流行や話題もその都度替わってるんやさかい」
= …可哀想 =
ゲールはそう呟き、涙を流した。
時間に取り残されてしまった少女。
そんな孤独を、彼女は まだ知らない。
「同じ記憶を共有出来る存在、か」
シーニーは静かにそう呟いた。
= 記憶? =
「あぁ。

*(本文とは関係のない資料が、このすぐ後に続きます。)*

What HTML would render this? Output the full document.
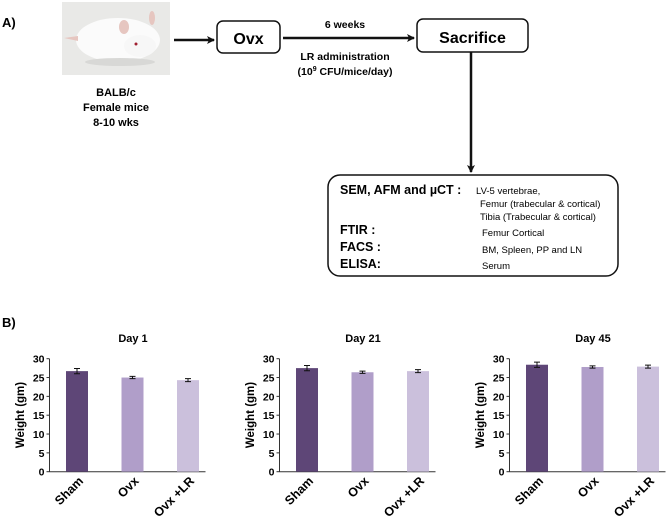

志穂にはもう、家族が居らん。
彼女だけ生き残ってしもうたからな。
学友も、彼女が死んだと認識しとるやろう。
外の世界に出ても、
もう彼女の居場所は何処にも無い。
このまま眠り続けた方が…
志穂にとっては幸せなんかも知れんな」
= そんな事無いよ! =
「?」
= そんな事無い!
目覚めたら、きっと良い事沢山ある! =
ゲールは信じたかった。
志穂には、目の前の少女には
このままで終わって欲しくはなかった。
= 家族が居ないのなら
僕達が家族になれば良い。
これからを皆で楽しく暮らせれば良い =
「ゲール……」
= 僕達が彼女に喜びをプレゼントすれば良い =
「…そう云う考え方も有りやな」
そう言って笑ったシーニーの表情を
ゲールは今でも鮮明に覚えている。
= 僕 信じてる。
きっと皆、幸せになれるって =
少しずつ、事態は好転している。
ゲールはそれを信じて、今も戦い続けている。
何よりも自分だけは決して諦めない。
温和な彼の、秘めた覚悟が其処に在った。